Bewegende Abschiedsfeier für NEW-Geschäftsführer Wilhelm Stein

Bewegende Abschiedsfeier für NEW-Geschäftsführer Wilhelm Stein

Nach 37 Jahren geht der Grandseigneur der NEW in den Ruhestand – Aus einer Werkstatt mit 150 Menschen wurde eine Unternehmensgruppe mit 1500 Mitarbeitern – Mit Bescheidenheit, Höflichkeit und Beharrlichkeit Meilensteine in der Behindertenarbeit gesetzt

Nettersheim-Zingsheim – Hatte Wilhelm Stein kürzlich auf die Frage, was der emotionalste Moment in seinem langen Geschäftsführerleben gewesen sei, noch geantwortet: „Der Brand am 2. Juni 2011, als ein Feuer 3.000 Quadratmeter Produktions- und Lagerfläche mit Sanitär- und Sozialräumen am NEW Standort Ülpenich zerstörte“, so war er sich am Sonntagmittag mit dieser Antwort nicht mehr so ganz sicher. Denn nach einer bewegenden Feier, in der Stein nach 37 Jahren als NEW-Geschäftsführer seinen Hut nahm, schien es ihm auch möglich, dass er den emotionalsten Moment seiner Laufbahn gerade eben erst erlebt hatte. Doch Wilhelm Stein hatte vorgesorgt: Mit Fencheltee am Morgen und einer dunklen Sonnenbrille am Mittag.
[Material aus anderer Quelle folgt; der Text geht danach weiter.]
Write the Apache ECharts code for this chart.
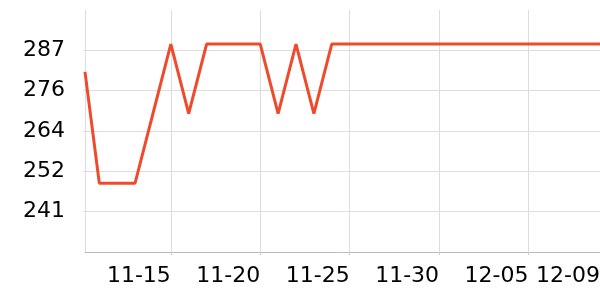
<!DOCTYPE html>
<html>
<head>
<meta charset="utf-8">
<script src="https://cdn.jsdelivr.net/npm/echarts@6/dist/echarts.min.js"></script>
<style>html,body{margin:0;padding:0;background:#fff;overflow:hidden}#c{width:600px;height:300px}</style>
</head>
<body>
<div id="c"></div>
<script>
// x values: days since 11-10 00:00
const dayOffsets = [0.2, 1, 2, 3, 4, 5, 6, 7, 8, 9, 10, 11, 12, 13, 14, 15, 16, 17, 18, 19, 20, 21, 22, 23, 24, 25, 26, 27, 28, 29];
const values =     [281, 249, 249, 249, 269, 289, 269, 289, 289, 289, 289, 269, 289, 269, 289, 289, 289, 289, 289, 289, 289, 289, 289, 289, 289, 289, 289, 289, 289, 289];
const dateLabels = {0:'11-10',5:'11-15',10:'11-20',15:'11-25',20:'11-30',25:'12-05',29:'12-09'};
const yMin = 229.2, yMax = 298.8, yInterval = 11.6;

const chart = echarts.init(document.getElementById('c'), null, {renderer: 'canvas'});
chart.setOption({
  animation: false,
  grid: {left: 85, right: 0, top: 10, bottom: 48, containLabel: false, outerBoundsMode: 'none'},
  xAxis: {
    type: 'value',
    min: 0.2,
    max: 29,
    axisLine: {show: true, lineStyle: {color: '#bbb', width: 1}},
    axisTick: {show: true, length: 3, lineStyle: {color: '#ccc'}},
    splitLine: {show: true, showMaxLine: false, lineStyle: {color: '#ddd', width: 1}},
    axisLabel: {
      showMinLabel: false,
      showMaxLabel: true,
      align: 'right',
      margin: 13,
      fontFamily: 'DejaVu Sans',
      fontSize: 22,
      color: '#000',
      formatter: function (v) {
        const k = Math.round(v);
        return dateLabels[k] || '';
      }
    }
  },
  yAxis: {
    type: 'value',
    min: yMin,
    max: yMax,
    interval: yInterval,
    axisLine: {show: false},
    axisTick: {show: true, length: 2, lineStyle: {color: '#ddd'}},
    splitLine: {show: true, showMinLine: false, showMaxLine: false, lineStyle: {color: '#ddd', width: 1}},
    axisLabel: {
      showMinLabel: false,
      showMaxLabel: false,
      margin: 20,
      padding: [3, 0, 0, 0],
      fontFamily: 'DejaVu Sans',
      fontSize: 22,
      color: '#000',
      formatter: function (v) { return String(Math.round(v)); }
    }
  },
  series: [{
    type: 'line',
    data: dayOffsets.map((d, i) => [d, values[i]]),
    showSymbol: false,
    symbol: 'none',
    clip: false,
    lineStyle: {color: '#ef4a2c', width: 3},
    itemStyle: {color: '#ef4a2c'}
  }]
});
</script>
</body>
</html>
Wilfried Fiege, langjähriger Weggefährte als Verwaltungsleiter und später als Geschäftsführerkollege, begrüßte die vielen Ehrengäste, die zur persönlichen Verabschiedung von Stein gekommen waren. Fiege dankte ihm für die einzigartige kollegiale Zusammenarbeit und wies darauf hin, dass bei Stein stets der Mensch mit Behinderung im Fokus seines Handelns stand.
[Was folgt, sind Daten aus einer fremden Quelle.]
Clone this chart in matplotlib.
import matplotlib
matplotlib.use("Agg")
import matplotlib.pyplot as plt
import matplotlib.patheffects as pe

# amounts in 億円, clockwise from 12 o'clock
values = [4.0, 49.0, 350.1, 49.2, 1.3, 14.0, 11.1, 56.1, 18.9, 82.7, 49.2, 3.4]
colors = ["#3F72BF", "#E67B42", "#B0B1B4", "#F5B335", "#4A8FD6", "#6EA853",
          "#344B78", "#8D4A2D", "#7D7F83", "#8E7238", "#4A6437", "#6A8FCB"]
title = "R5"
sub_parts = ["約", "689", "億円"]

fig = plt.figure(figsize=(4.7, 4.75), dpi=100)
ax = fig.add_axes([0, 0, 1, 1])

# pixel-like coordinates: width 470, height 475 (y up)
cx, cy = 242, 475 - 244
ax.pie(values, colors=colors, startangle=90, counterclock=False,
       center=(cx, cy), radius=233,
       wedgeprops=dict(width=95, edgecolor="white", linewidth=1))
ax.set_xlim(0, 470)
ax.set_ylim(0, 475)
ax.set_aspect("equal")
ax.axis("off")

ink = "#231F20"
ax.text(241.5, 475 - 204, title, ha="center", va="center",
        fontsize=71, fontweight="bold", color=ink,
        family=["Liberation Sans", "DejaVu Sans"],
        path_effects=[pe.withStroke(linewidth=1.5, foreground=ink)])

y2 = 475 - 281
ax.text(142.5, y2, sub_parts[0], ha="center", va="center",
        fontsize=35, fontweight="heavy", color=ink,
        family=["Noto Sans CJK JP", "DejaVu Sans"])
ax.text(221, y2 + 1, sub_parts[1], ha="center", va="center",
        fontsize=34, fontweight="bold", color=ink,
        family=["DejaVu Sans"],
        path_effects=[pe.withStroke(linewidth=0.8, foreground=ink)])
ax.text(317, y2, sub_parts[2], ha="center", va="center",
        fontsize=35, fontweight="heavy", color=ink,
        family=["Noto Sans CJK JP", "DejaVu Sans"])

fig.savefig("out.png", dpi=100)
Der Verwaltungsratsvorsitzende Josef C. Rhiem konnte sich noch gut an das erste Bewerbungsgespräch mit Wilhelm Stein vor 37 Jahren erinnern. Bild: Michael Thalken/Eifeler Presse Agentur/epa

 

Einig waren sich die Laudatoren im Festzelt am NEW-Standort Zingsheim darin, dass mit dem Abschied von Wilhelm Stein eine Ära bei den Nordeifelwerkstätten zu Ende geht. Josef C. Rhiem, der Vorsitzende des NEW-Verwaltungsrats, zollte Stein Respekt und Dank für seine Arbeit. Er bezeichnete dessen Lebensleistung einfach nur als „Wahnsinn“, eine Vokabel, die Rhiem sonst nicht allzu oft über die Lippen kommt. Rhiem erinnerte sich noch gut an die Zeit, da man in der Eifel Menschen mit Behinderung zwar in den Familien umsorgte, sie jedoch in der Öffentlichkeit versteckt hielt. In den vergangenen vierzig Jahren habe sich dies fundamental geändert, und das nicht zuletzt durch die unermüdliche Arbeit der NEW, die Menschen mit Behinderung einen festen Platz im normalen Alltagsleben erstritten habe.
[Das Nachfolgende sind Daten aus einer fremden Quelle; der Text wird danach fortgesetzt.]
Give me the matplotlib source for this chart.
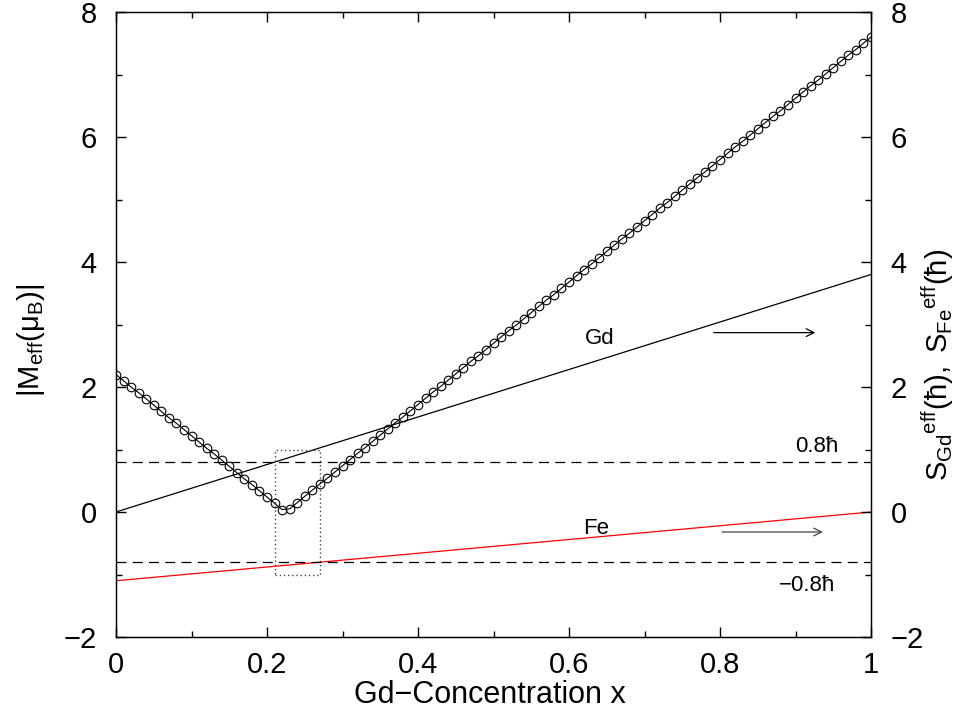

„Wilhelm Stein hat in diesem Unternehmen ein Klima der Mitmenschlichkeit geschaffen“, so Rhiem. Was ihn auszeichne, seien vor allem Bescheidenheit und Höflichkeit, aber eine ebensolche Beharrlichkeit, wenn es um die Belange von Menschen mit Behinderung gehe. Und das nicht nur im Kreis Euskirchen, sondern beispielsweise auch in der Ukraine, wo er sich in Odessa seit Jahren gemeinsam mit der Friedrich-Joseph-Haass-Gesellschaft um den Aufbau eines Behindertenzentrums kümmere.

Landrat Günter Rosenke ließ es sich nicht nehmen, den NEW-Geschäftsführer persönlich zu verabschieden. Bild: Michael Thalken/Eifeler Presse Agentur/epa

 

Um einen Menschen zu verabschieden, der im Kreis Euskirchen „Rang und Namen“ hat, war auch Landrat Günter Rosenke nach Zingsheim gekommen. Und dies keinesfalls, so betonte er, nur aus Pflichtgefühl seinem Amt gegenüber. „Mit Ihnen, lieber Herr Stein, geht eine Ära zu Ende, die 1982 in Ülpenich begann.“ Damals hatte sich Stein auf eine Stellenanzeige der „Werkstatt für Behinderte im Kreis Euskirchen“ beworben, dem Vorläufer der NEW. Aus der kleinen Werkstatt in Ülpenich mit 150 Werkstattplätzen entwickelte Stein eine facettenreiche, überregional bekannte Unternehmensgruppe mit einem breiten Dienstleistungs- und Arbeitsangebot für Personen mit Handicap, in der heute insgesamt rund 1500 Menschen arbeiten.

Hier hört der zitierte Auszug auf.